DO THIS: Each line of the listing must be transcribed exactly, except for the images, which should be excluded.

-- Begin MATERIAL PROVIDED --

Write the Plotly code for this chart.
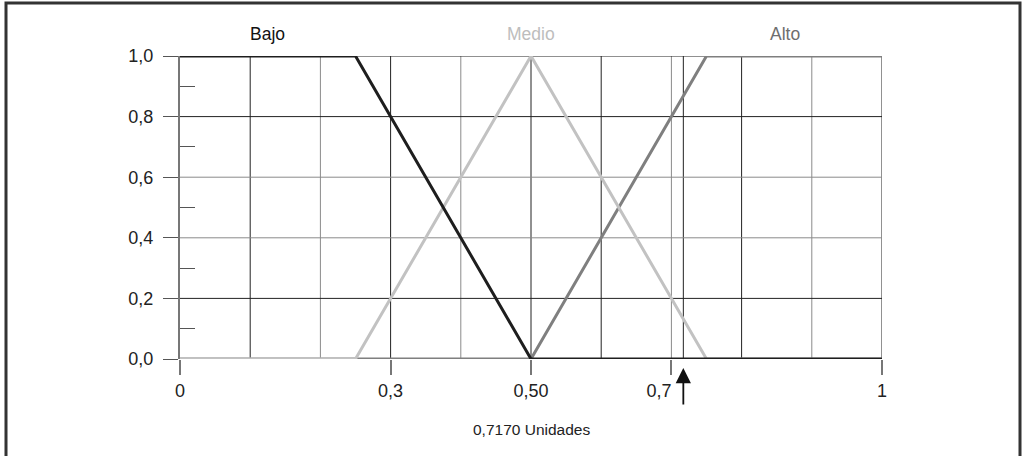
import plotly.graph_objects as go

# ---- data ----
x_bajo = [0, 0.25, 0.5, 1]
y_bajo = [1, 1, 0, 0]
x_medio = [0, 0.25, 0.5, 0.75, 1]
y_medio = [0, 0, 1, 0, 0]
x_alto = [0, 0.5, 0.75, 1]
y_alto = [0, 0, 1, 1]
set_names = ["Bajo", "Medio", "Alto"]
set_label_x = [0.125, 0.5, 0.862]
x_tickvals = [0, 0.3, 0.5, 0.7, 1]
x_ticktext = ["0", "0,3", "0,50", "0,7" + "\u00a0" * 5, "1"]
y_tickvals = [0, 0.2, 0.4, 0.6, 0.8, 1.0]
y_ticktext = ["0,0", "0,2", "0,4", "0,6", "0,8", "1,0"]
y_minor = [0.1, 0.3, 0.5, 0.7, 0.9]
v_grid = [0.1, 0.2, 0.3, 0.4, 0.5, 0.6, 0.7, 0.717, 0.8, 0.9, 1.0]
h_grid = [0.2, 0.4, 0.6, 0.8, 1.0]
crisp_value = 0.717
crisp_label = "0,7170 Unidades"

DARK = "#222222"
GRAY = "#8a8a8a"
v_grid_colors = [DARK, GRAY, DARK, GRAY, DARK, DARK, GRAY, DARK, DARK, GRAY, DARK]
h_grid_colors = [DARK, GRAY, GRAY, DARK, DARK]

W, H = 1026, 456
L, R, T, B = 180, 882, 56, 359
pw, ph = R - L, B - T

fig = go.Figure()

fig.add_trace(go.Scatter(x=x_alto, y=y_alto, mode="lines", name="Alto",
                         line=dict(color="#7f7f7f", width=3), cliponaxis=False))
fig.add_trace(go.Scatter(x=x_medio, y=y_medio, mode="lines", name="Medio",
                         line=dict(color="#c2c2c2", width=3), cliponaxis=False))
fig.add_trace(go.Scatter(x=x_bajo, y=y_bajo, mode="lines", name="Bajo",
                         line=dict(color="#1e1e1e", width=3), cliponaxis=False))

shapes = []
for v, c in zip(v_grid, v_grid_colors):
    shapes.append(dict(type="line", xref="x", yref="y", x0=v, x1=v, y0=0, y1=1,
                       line=dict(color=c, width=1), layer="below"))
for v, c in zip(h_grid, h_grid_colors):
    shapes.append(dict(type="line", xref="x", yref="y", x0=0, x1=1, y0=v, y1=v,
                       line=dict(color=c, width=1), layer="below"))
# outer frame
shapes.append(dict(type="rect", xref="paper", yref="paper",
                   x0=(6 - L) / pw, x1=(1020 - L) / pw,
                   y0=(B - 480) / ph, y1=(B - 3) / ph,
                   line=dict(color="#333333", width=3)))
fig.update_layout(shapes=shapes)

label_colors = ["#111111", "#bdbdbd", "#6e6e6e"]
for name, xv, col in zip(set_names, set_label_x, label_colors):
    fig.add_annotation(x=xv, y=(B - 34) / ph, xref="x", yref="paper", text=name,
                       showarrow=False, font=dict(size=17.5, color=col),
                       xanchor="center", yanchor="middle")

# crisp output arrow
fig.add_annotation(x=crisp_value, y=-(368 - B) / ph, xref="x", yref="paper", text="",
                   showarrow=True, arrowhead=2, arrowsize=1.7, arrowwidth=1.8,
                   arrowcolor="#111111", ax=0, ay=38)
fig.add_annotation(x=0.5, y=-(429 - B) / ph, xref="x", yref="paper", text=crisp_label,
                   showarrow=False, font=dict(size=15.5, color="#222222"),
                   xanchor="center", yanchor="middle")

fig.update_xaxes(range=[0, 1], tickvals=x_tickvals, ticktext=x_ticktext,
                 ticks="outside", ticklen=15, tickcolor="#777777", tickwidth=1.5,
                 showgrid=False, zeroline=False, showline=False,
                 tickfont=dict(size=18, color="#222222"), fixedrange=True)
fig.update_yaxes(range=[0, 1], tickvals=y_tickvals, ticktext=y_ticktext,
                 ticks="outside", ticklen=15, tickcolor="#555555", tickwidth=1,
                 minor=dict(tickvals=y_minor, ticks="inside", ticklen=15,
                            tickcolor="#555555", tickwidth=1, showgrid=False),
                 showgrid=False, zeroline=False, showline=True,
                 linecolor="#777777", linewidth=2, ticklabelstandoff=6,
                 tickfont=dict(size=18, color="#222222"), fixedrange=True)

fig.update_layout(width=W, height=H,
                  margin=dict(l=L, r=W - R, t=T, b=H - B, pad=0),
                  paper_bgcolor="white", plot_bgcolor="white",
                  showlegend=False,
                  font=dict(family="Liberation Sans, Arial, sans-serif"))

fig.write_html("out.html", config={"displayModeBar": False},
               post_script="document.body.style.margin='0';")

-- End MATERIAL PROVIDED --

RESPONSE TO THE EXERCISE:
Write the Plotly code for this chart.
import plotly.graph_objects as go

# ---- data ----
x_bajo = [0, 0.25, 0.5, 1]
y_bajo = [1, 1, 0, 0]
x_medio = [0, 0.25, 0.5, 0.75, 1]
y_medio = [0, 0, 1, 0, 0]
x_alto = [0, 0.5, 0.75, 1]
y_alto = [0, 0, 1, 1]
set_names = ["Bajo", "Medio", "Alto"]
set_label_x = [0.125, 0.5, 0.862]
x_tickvals = [0, 0.3, 0.5, 0.7, 1]
x_ticktext = ["0", "0,3", "0,50", "0,7" + "\u00a0" * 5, "1"]
y_tickvals = [0, 0.2, 0.4, 0.6, 0.8, 1.0]
y_ticktext = ["0,0", "0,2", "0,4", "0,6", "0,8", "1,0"]
y_minor = [0.1, 0.3, 0.5, 0.7, 0.9]
v_grid = [0.1, 0.2, 0.3, 0.4, 0.5, 0.6, 0.7, 0.717, 0.8, 0.9, 1.0]
h_grid = [0.2, 0.4, 0.6, 0.8, 1.0]
crisp_value = 0.717
crisp_label = "0,7170 Unidades"

DARK = "#222222"
GRAY = "#8a8a8a"
v_grid_colors = [DARK, GRAY, DARK, GRAY, DARK, DARK, GRAY, DARK, DARK, GRAY, DARK]
h_grid_colors = [DARK, GRAY, GRAY, DARK, DARK]

W, H = 1026, 456
L, R, T, B = 180, 882, 56, 359
pw, ph = R - L, B - T

fig = go.Figure()

fig.add_trace(go.Scatter(x=x_alto, y=y_alto, mode="lines", name="Alto",
                         line=dict(color="#7f7f7f", width=3), cliponaxis=False))
fig.add_trace(go.Scatter(x=x_medio, y=y_medio, mode="lines", name="Medio",
                         line=dict(color="#c2c2c2", width=3), cliponaxis=False))
fig.add_trace(go.Scatter(x=x_bajo, y=y_bajo, mode="lines", name="Bajo",
                         line=dict(color="#1e1e1e", width=3), cliponaxis=False))

shapes = []
for v, c in zip(v_grid, v_grid_colors):
    shapes.append(dict(type="line", xref="x", yref="y", x0=v, x1=v, y0=0, y1=1,
                       line=dict(color=c, width=1), layer="below"))
for v, c in zip(h_grid, h_grid_colors):
    shapes.append(dict(type="line", xref="x", yref="y", x0=0, x1=1, y0=v, y1=v,
                       line=dict(color=c, width=1), layer="below"))
# outer frame
shapes.append(dict(type="rect", xref="paper", yref="paper",
                   x0=(6 - L) / pw, x1=(1020 - L) / pw,
                   y0=(B - 480) / ph, y1=(B - 3) / ph,
                   line=dict(color="#333333", width=3)))
fig.update_layout(shapes=shapes)

label_colors = ["#111111", "#bdbdbd", "#6e6e6e"]
for name, xv, col in zip(set_names, set_label_x, label_colors):
    fig.add_annotation(x=xv, y=(B - 34) / ph, xref="x", yref="paper", text=name,
                       showarrow=False, font=dict(size=17.5, color=col),
                       xanchor="center", yanchor="middle")

# crisp output arrow
fig.add_annotation(x=crisp_value, y=-(368 - B) / ph, xref="x", yref="paper", text="",
                   showarrow=True, arrowhead=2, arrowsize=1.7, arrowwidth=1.8,
                   arrowcolor="#111111", ax=0, ay=38)
fig.add_annotation(x=0.5, y=-(429 - B) / ph, xref="x", yref="paper", text=crisp_label,
                   showarrow=False, font=dict(size=15.5, color="#222222"),
                   xanchor="center", yanchor="middle")

fig.update_xaxes(range=[0, 1], tickvals=x_tickvals, ticktext=x_ticktext,
                 ticks="outside", ticklen=15, tickcolor="#777777", tickwidth=1.5,
                 showgrid=False, zeroline=False, showline=False,
                 tickfont=dict(size=18, color="#222222"), fixedrange=True)
fig.update_yaxes(range=[0, 1], tickvals=y_tickvals, ticktext=y_ticktext,
                 ticks="outside", ticklen=15, tickcolor="#555555", tickwidth=1,
                 minor=dict(tickvals=y_minor, ticks="inside", ticklen=15,
                            tickcolor="#555555", tickwidth=1, showgrid=False),
                 showgrid=False, zeroline=False, showline=True,
                 linecolor="#777777", linewidth=2, ticklabelstandoff=6,
                 tickfont=dict(size=18, color="#222222"), fixedrange=True)

fig.update_layout(width=W, height=H,
                  margin=dict(l=L, r=W - R, t=T, b=H - B, pad=0),
                  paper_bgcolor="white", plot_bgcolor="white",
                  showlegend=False,
                  font=dict(family="Liberation Sans, Arial, sans-serif"))

fig.write_html("out.html", config={"displayModeBar": False},
               post_script="document.body.style.margin='0';")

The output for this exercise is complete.